How long have Israeli settlers lived in the West Bank? Some for only a few months, but the vast majority for much longer, the greatest population increase occurring over the last 20 years. The earliest Jewish immigration beyond the green line began within months of the 1967 war and has increased to the point where now approximately 200,000 Jews live in east Jerusalem and 300,000 live in the West Bank.
In both cases the number of people in question, relative to the total population of the country, represents several percent. In both cases many families have lived in their current location for decades. Should they now be uprooted?

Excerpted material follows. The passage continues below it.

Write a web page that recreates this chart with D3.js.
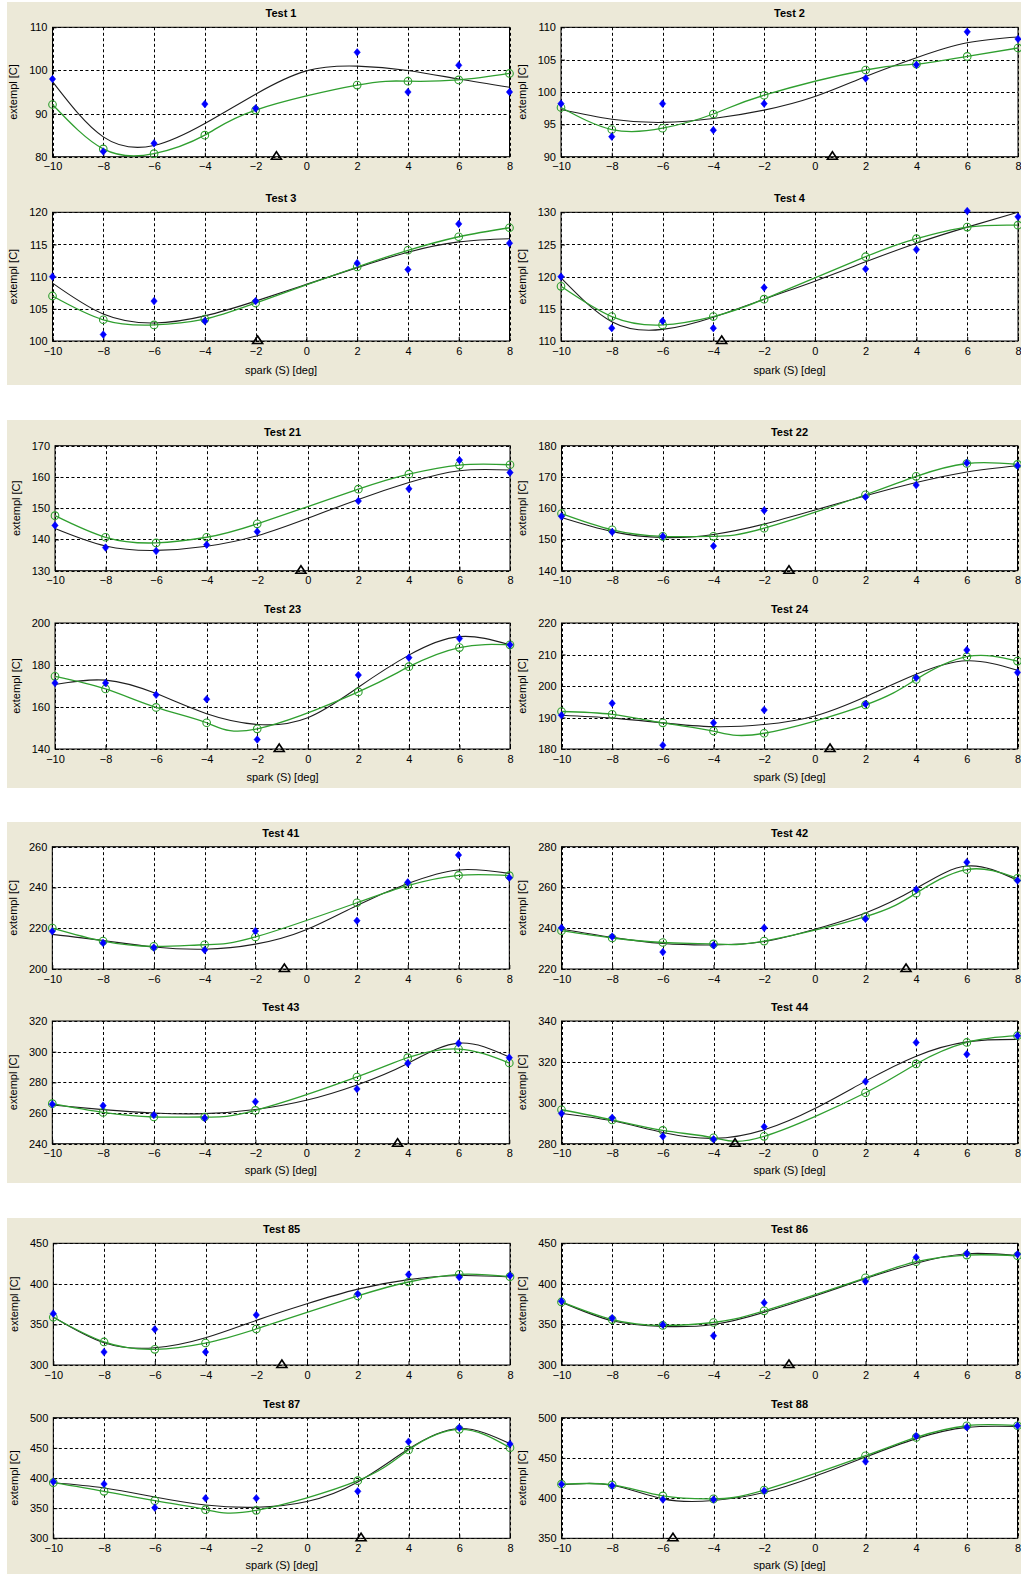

At what point does our internal statute of limitations run out? Where do we draw the line – in terms of years or numbers of individuals – on the acceptability of removing people from where they live or, alternatively, resigning ourselves to live with a situation even when we morally oppose it?
Of course the two situations have completely different contexts. Left out of this discussion entirely is the impact of these relative newcomers’ presence on the pre-existing population – Palestinians and Americans. I raise the comparison only as a point of reference for examining how we think about these issues and what our liberal, conservative, or other default positions are – what we dismiss as “out of the question” and what is “so obvious” to us that it requires no examination:
Thousands of Israelis living in illegal settlements? Send them packing!
Millions of illegal immigrants living in cities and towns throughout the U.S.? Let them stay!
International law violated in the West Bank by the establishment of Israeli settlements? Unconscionable!
State and federal laws violated by people surreptitiously crossing the U.S. border? So?… Reform the law and let those here illegally “earn the right” to stay. After all, people come to America for a better life. You can’t blame them for that. (Note: a majority of Jews living in the West Bank have been categorized as “quality-of-life settlers”, seeking a better life than that available to them in crowded, overpriced Tel Aviv and Jerusalem.)
The undisputed fact that millions of people have broken state and federal law by entering and remaining in the U.S., thereby circumventing the immigration vetting process, does not seem to be the determinative factor for immigration reformers and their supporters in deciding whether people now in the country illegally should stay or go.
Neither issue divides people politically along straight liberal-conservative lines. Yet I assert that many of the people who are willing to overlook or forgive illegal immigrants’ transgressions in the United States are the same people who oppose the Israeli settlements’ establishment as a violation of international law (the Hague and Geneva Conventions). For them, the finding of settlement illegality is the end of the matter. International law must be respected; America must insist that Israel comply with global norms. American law can be set aside, but not international law.
Finally, with regards to immigration and to settlements, notice the partisan insistence by both sides in these debates that specific words be used which either stigmatize or normalize the people and practices under discussion. According to the “immigration reform” advocates, one must say “undocumented workers” or “unauthorized population” instead of “illegal aliens”. One should speak of the benefits of “immigration” as much as possible, without distinguishing between the legal and illegal kinds. Those on the other side of the debate are as particular in stressing “illegality” as the operative concept (partly to counter any charges of racism). They claim they are not anti-immigrant but rather anti-illegal-immigrant.
With regards to the West Bank, one side insists that we should regularly preface the term “settlement” with “illegal” or follow it with the more explanatory term, “established in clear violation of international law”. “Colony” is also acceptable, but “neighborhood”, “community”, “town”, and “city” are not. The opponents of this view reject the use of pejorative terms to describe where Jews live on the other side of the green line.
These differences in vocabulary may seem small, but they are important in shaping our thinking about the issues. Particular words, even the order in which they are used, have an emotional resonance among readers and listeners. Imagine the firestorm of criticism that would engulf any speaker standing before an ethnically-mixed American audience who began a speech by welcoming the “colored people” in the group instead of the “people of color”!
U.S. immigration and Israeli settlements, issues half a world apart from each other, provide an opportunity for us to examine how we choose sides and how we select the language we employ to express our views.